# Definition of soundness (a different approach) in "Witness Indistinguishable and Witness Hiding Protocols"

In any other context where I encountered the concept of soundness it was very simple: if the input does not belong to the language then the protocol fails or fails with great probability.

But in the paper Witness Indistinguishable and Witness Hiding Protocols there is an interaction between a prover $$P$$ (with a set of valid witnesses $$w(x)$$), a verifier $$V$$ and an input $$x$$ and the definition of soundness is: $$\exists M\ \forall P'\ \forall x\ \forall w'$$, $$P[V_{P'(x, w')}(x) accepts] < P[M(x, w'; P') \in w(x)] + negligible$$ Where the probability is over the random tapes of $$V$$, $$P'$$ and $$M$$. $$M$$ uses $$P'$$ as a blackbox.

I just can not grasp this, can someone explain it to me?
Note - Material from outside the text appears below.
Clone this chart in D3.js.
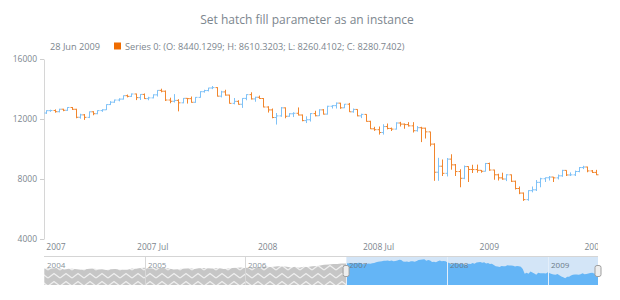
<!DOCTYPE html>
<html><head><meta charset="utf-8">
<script src="https://cdn.jsdelivr.net/npm/d3@7"></script>
<style>body{margin:0;background:#fff;} svg{display:block;font-family:"Open Sans",sans-serif;}</style>
</head><body><svg id="c" width="620" height="300"></svg>
<script>
// ---- data (weekly OHLC, first week dated 7 Jan 2007, last 28 Jun 2009) ----
const opens = [12398,12556,12565,12487,12653,12580,12767,12647,12114,12276,12110,12481,12354,12560,12612,12961,13120,13264,13327,13556,
13507,13668,13424,13639,13360,13408,13611,13907,13851,13265,13181,13239,13079,13378,13358,13113,13442,13820,13896,14066,
14093,13522,13806,13595,13042,13176,12981,13372,13625,13339,13450,13366,12800,12606,12099,12207,12743,12182,12348,12381,
12266,11894,11951,12361,12216,12609,12325,12849,12891,13058,12745,12986,12480,12638,12210,12307,11843,11346,11288,11100,
11496,11370,11326,11734,11659,11628,11543,11220,11421,11388,11143,10325,8451,8852,8378,9325,8943,8497,8046,8829,
8635,8629,8579,8515,9034,8599,8281,8077,8000,8280,7850,7366,7062,6627,7224,7279,7776,8018,8083,8131,
8076,8212,8575,8268,8277,8500,8763,8799,8539,8440.1299];
const highs = [12580,12620,12640,12680,12680,12790,12800,12680,12350,12330,12500,12520,12580,12650,12980,13190,13290,13380,13570,13630,
13700,13690,13660,13700,13480,13640,13920,14020,13900,13420,13660,13320,13400,13400,13500,13460,13850,13950,14080,14200,
14120,13880,13950,13620,13400,13250,13390,13650,13780,13480,13560,13400,12850,12700,12400,12800,12770,12390,12450,12770,
12300,12180,12400,12550,12650,12660,12880,12920,13100,13080,13000,13070,12700,12650,12350,12320,11880,11480,11500,11650,
11700,11430,11780,11810,11700,11790,11790,11530,11480,11420,11150,10380,9410,9300,9400,9650,9000,8650,8900,8850,
8950,8960,8600,9070,9090,8620,8350,8420,8320,8300,7890,7500,7100,7250,7500,7930,8080,8100,8200,8140,
8300,8610,8580,8440,8560,8800,8880,8820,8600,8610.3203];
const lows = [12340,12480,12420,12440,12520,12540,12600,12050,12020,11940,12060,12250,12320,12480,12600,12930,13080,13180,13300,13440,
13470,13260,13270,13340,13250,13380,13500,13780,13200,13050,13100,12510,13050,13030,13090,13080,13420,13760,13840,13990,
13500,13440,13560,13030,12980,12960,12740,13250,13300,13150,13340,12780,12430,12050,11630,12150,12050,12150,12130,12240,
11850,11730,11830,12180,12200,12300,12300,12700,12700,12680,12730,12470,12420,12180,12060,11820,11330,11210,10960,10960,
11310,11200,11300,11500,11350,11500,11100,11160,10460,10700,10180,7880,7880,8200,8170,8620,8200,7450,7990,7800,
8400,8420,8420,8500,8550,7950,7900,7950,7860,7800,7300,6990,6540,6550,7110,7200,7450,7800,7900,7800,
7970,8150,8200,8200,8200,8450,8660,8450,8400,8260.4102];
const closes = [12556,12565,12487,12653,12580,12767,12647,12114,12276,12110,12481,12354,12560,12612,12961,13120,13264,13327,13556,13507,
13668,13424,13639,13360,13408,13611,13907,13851,13265,13181,13239,13079,13378,13358,13113,13442,13820,13896,14066,14093,
13522,13806,13595,13042,13176,12981,13372,13625,13339,13450,13366,12800,12606,12099,12207,12743,12182,12348,12381,12266,
11894,11951,12361,12216,12609,12325,12849,12891,13058,12745,12986,12480,12638,12210,12307,11843,11346,11288,11100,11496,
11370,11326,11734,11659,11628,11543,11220,11421,11388,11143,10325,8451,8852,8378,9325,8943,8497,8046,8829,8635,
8629,8579,8515,9034,8599,8281,8077,8000,8280,7850,7366,7062,6627,7224,7279,7776,8018,8083,8131,8076,
8212,8575,8268,8277,8500,8763,8799,8539,8438,8280.7402];
const firstWeek = "2007-01-07";
const yTicks = [4000, 8000, 12000, 16000];
const xTickLabels = ["2007","2007 Jul","2008","2008 Jul","2009","2009 Jul"];
const xTickIndex = [0, 25, 52, 78, 104, 130];
// scroller (2004-2006, twice-monthly closes)
const scrollDates = ["2004-01-02","2004-01-15","2004-01-30","2004-02-15","2004-02-27","2004-03-15","2004-03-31","2004-04-15","2004-04-30","2004-05-14","2004-05-28","2004-06-15","2004-06-30","2004-07-15","2004-07-30","2004-08-13","2004-08-31","2004-09-15","2004-09-30","2004-10-15","2004-10-29","2004-11-15","2004-11-30","2004-12-15","2004-12-31",
"2005-01-14","2005-01-31","2005-02-15","2005-02-28","2005-03-15","2005-03-31","2005-04-15","2005-04-29","2005-05-13","2005-05-31","2005-06-15","2005-06-30","2005-07-15","2005-07-29","2005-08-15","2005-08-31","2005-09-15","2005-09-30","2005-10-14","2005-10-31","2005-11-15","2005-11-30","2005-12-15","2005-12-30",
"2006-01-13","2006-01-31","2006-02-15","2006-02-28","2006-03-15","2006-03-31","2006-04-13","2006-04-28","2006-05-15","2006-05-31","2006-06-15","2006-06-30","2006-07-14","2006-07-31","2006-08-15","2006-08-31","2006-09-15","2006-09-29","2006-10-13","2006-10-31","2006-11-15","2006-11-30","2006-12-15","2006-12-29"];
const scrollValues = [10450,10600,10488,10700,10584,10100,10358,10400,10226,10000,10188,10400,10435,10100,10140,9850,10174,10300,10080,9950,10027,10500,10428,10700,10783,
10550,10490,10800,10766,10650,10504,10100,10193,10400,10467,10550,10275,10600,10641,10600,10482,10550,10569,10300,10440,10700,10806,10850,10718,
10900,10865,11050,10993,11250,11109,11200,11367,11400,11168,10900,11150,10800,11186,11100,11381,11500,11679,11950,12081,12250,12221,12450,12463];
const scrollYears = ["2004","2005","2006","2007","2008","2009"];
const legendDate = "28 Jun 2009";
const seriesName = "Series 0";
const titleText = "Set hatch fill parameter as an instance";

// ---- layout ----
const svg = d3.select("#c");
const L = 44, R = 598, T = 59, B = 239;
const upColor = "#64b5f6", downColor = "#ef6c00", textColor = "#7c868e";
const n = closes.length;
const x = d3.scaleLinear().domain([-0.5, n - 0.5]).range([L, R]);
const y = d3.scaleLinear().domain([4000, 16000]).range([B, T]);

svg.append("text").attr("x", 307).attr("y", 24).attr("text-anchor", "middle")
  .attr("font-size", 12).attr("fill", textColor).text(titleText);

// legend
const fmt = v => v.toFixed(4);
const li = n - 1;
svg.append("text").attr("x", 50).attr("y", 50).attr("font-size", 9.2).attr("fill", textColor).text(legendDate);
svg.append("rect").attr("x", 114).attr("y", 42.5).attr("width", 7).attr("height", 7).attr("fill", downColor);
svg.append("text").attr("x", 125).attr("y", 50).attr("font-size", 9.2).attr("fill", textColor)
  .text(`${seriesName}: (O: ${fmt(opens[li])}; H: ${fmt(highs[li])}; L: ${fmt(lows[li])}; C: ${fmt(closes[li])})`);

// y axis
const ya = svg.append("g").attr("transform", `translate(${L},0)`)
  .call(d3.axisLeft(y).tickValues(yTicks).tickSize(4).tickSizeOuter(0).tickPadding(3).tickFormat(d3.format("d")));
ya.select(".domain").attr("stroke", "#d6d6d6");
ya.selectAll(".tick line").attr("stroke", "#cecece");
ya.selectAll("text").attr("fill", textColor).attr("font-size", 8.5).attr("font-family", "Open Sans");

// clip
svg.append("clipPath").attr("id", "clipX").append("rect").attr("x", 0).attr("y", 0).attr("width", R).attr("height", 300);

// bars
const bars = svg.append("g").attr("opacity", 0.82);
d3.range(n).forEach(i => {
  const xc = Math.round(x(i)) + 0.5;
  const col = closes[i] >= opens[i] ? upColor : downColor;
  const g = bars.append("g").attr("stroke", col).attr("stroke-width", 1);
  g.append("line").attr("x1", xc).attr("x2", xc).attr("y1", y(highs[i])).attr("y2", y(lows[i]));
  g.append("line").attr("x1", xc - 2).attr("x2", xc).attr("y1", y(opens[i])).attr("y2", y(opens[i]));
  g.append("line").attr("x1", xc).attr("x2", xc + 2).attr("y1", y(closes[i])).attr("y2", y(closes[i]));
});

// x axis labels
svg.append("g").attr("clip-path", "url(#clipX)").selectAll("text").data(xTickLabels).join("text")
  .attr("x", (d, k) => Math.max(x(xTickIndex[k]), L + 12)).attr("y", 250).attr("text-anchor", "middle")
  .attr("font-size", 8.5).attr("fill", textColor).text(d => d);

// ---- scroller ----
const sT = 257, sB = 285;
const parse = d3.timeParse("%Y-%m-%d");
const sx = d3.scaleTime().domain([parse("2004-01-01"), parse("2009-07-03")]).range([L, R]);
const sy = d3.scaleLinear().domain([4000, 15000]).range([sB, sT]);
const w0 = parse(firstWeek);
const oldPts = scrollDates.map((d, k) => [parse(d), scrollValues[k]]);
const newPts = closes.map((c, i) => [d3.timeDay.offset(w0, 7 * i + 5), c]);
const allPts = oldPts.concat(newPts);
const selX = sx(parse("2007-01-01"));

const defs = svg.append("defs");
const pat = defs.append("pattern").attr("id", "zig").attr("patternUnits", "userSpaceOnUse")
  .attr("width", 12).attr("height", 8);
pat.append("rect").attr("width", 12).attr("height", 8).attr("fill", "#c6c6c6");
pat.append("path").attr("d", "M0,6 L6,1.5 L12,6").attr("fill", "none").attr("stroke", "#efefef").attr("stroke-width", 1.4);

svg.append("rect").attr("x", L).attr("y", sT).attr("width", R - L).attr("height", sB - sT).attr("fill", "#ffffff");
svg.append("rect").attr("x", selX).attr("y", sT).attr("width", R - selX).attr("height", sB - sT).attr("fill", "#d3e5f7");

const area = d3.area().x(d => sx(d[0])).y0(sB).y1(d => sy(d[1]));
defs.append("clipPath").attr("id", "clipOld").append("rect").attr("x", L).attr("y", sT).attr("width", selX - L).attr("height", sB - sT);
defs.append("clipPath").attr("id", "clipNew").append("rect").attr("x", selX).attr("y", sT).attr("width", R - selX).attr("height", sB - sT);
svg.append("path").datum(allPts).attr("d", area).attr("fill", "url(#zig)").attr("clip-path", "url(#clipOld)");
svg.append("path").datum(allPts).attr("d", area).attr("fill", upColor).attr("clip-path", "url(#clipNew)");

// year grid lines and labels in scroller
scrollYears.forEach(yr => {
  const xx = Math.round(sx(parse(yr + "-01-01"))) + 0.5;
  const inSel = xx >= selX - 1;
  if (xx > L + 2) svg.append("line").attr("x1", xx).attr("x2", xx).attr("y1", sT).attr("y2", sB)
    .attr("stroke", inSel ? "#e3eefa" : "#d8d8d8").attr("stroke-width", 1);
  svg.append("text").attr("x", xx + 2.5).attr("y", 268).attr("font-size", 8)
    .attr("fill", inSel ? "#6b7a88" : "#8a949c").text(yr);
});
svg.append("line").attr("x1", L).attr("x2", R).attr("y1", sT - 0.5).attr("y2", sT - 0.5).attr("stroke", "#d5d5d5");

// handles
[selX, R].forEach(hx => {
  svg.append("rect").attr("x", hx - 3).attr("y", 265.5).attr("width", 6).attr("height", 11).attr("rx", 2)
    .attr("fill", "#eeeeee").attr("stroke", "#9e9e9e").attr("stroke-width", 1);
});
</script></body></html>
Now, there are two main aspects in which this differs to the notion you're familiar with. The first aspect is related to this question: How can we formalize that the prover "knows" a witness? The short answer in informal words is: if there's a witness in the prover, then there must be some way to get it out of the prover. This extraction process is the job of the knowledge extractor $$M$$ in the definition you found. The knowledge extractor $$M$$ is given black-box access to $$P$$ in order to extract the witness. I could expand on this concept but I believe there are a lot of very good resources with different levels of rigor that elaborate specifically on this point [1,2,3,4] because this is often a source of confusion for newcomers.
The second difference is that this definition relates the accepting probability of $$P$$ with the probability that $$M$$ extracts. In other words, whenever $$P$$ convinces the verifier, then $$M$$ should be able to extract a witness (with a negligible error). An alternative (but flawed) definition which is closer to the definition you're aware of would require that if $$P$$ convinces with non-negligible probability, then $$M$$ can extract successfully.* Variants of this definition have indeed been used early but they're too weak for what we typically need, as Bellare and Goldreich [4] explain in an entire paper that I very much recommend for a deeper understanding. In Appendix A, they explain why the definition you found is better than the flawed definition but still not optimal.
*Note that the condition "if the statement is in the language" would obviously be too weak: just because the statement is in the language does not mean that some $$P$$ (which could be just a dummy machine outputting only zeros) knows a witness.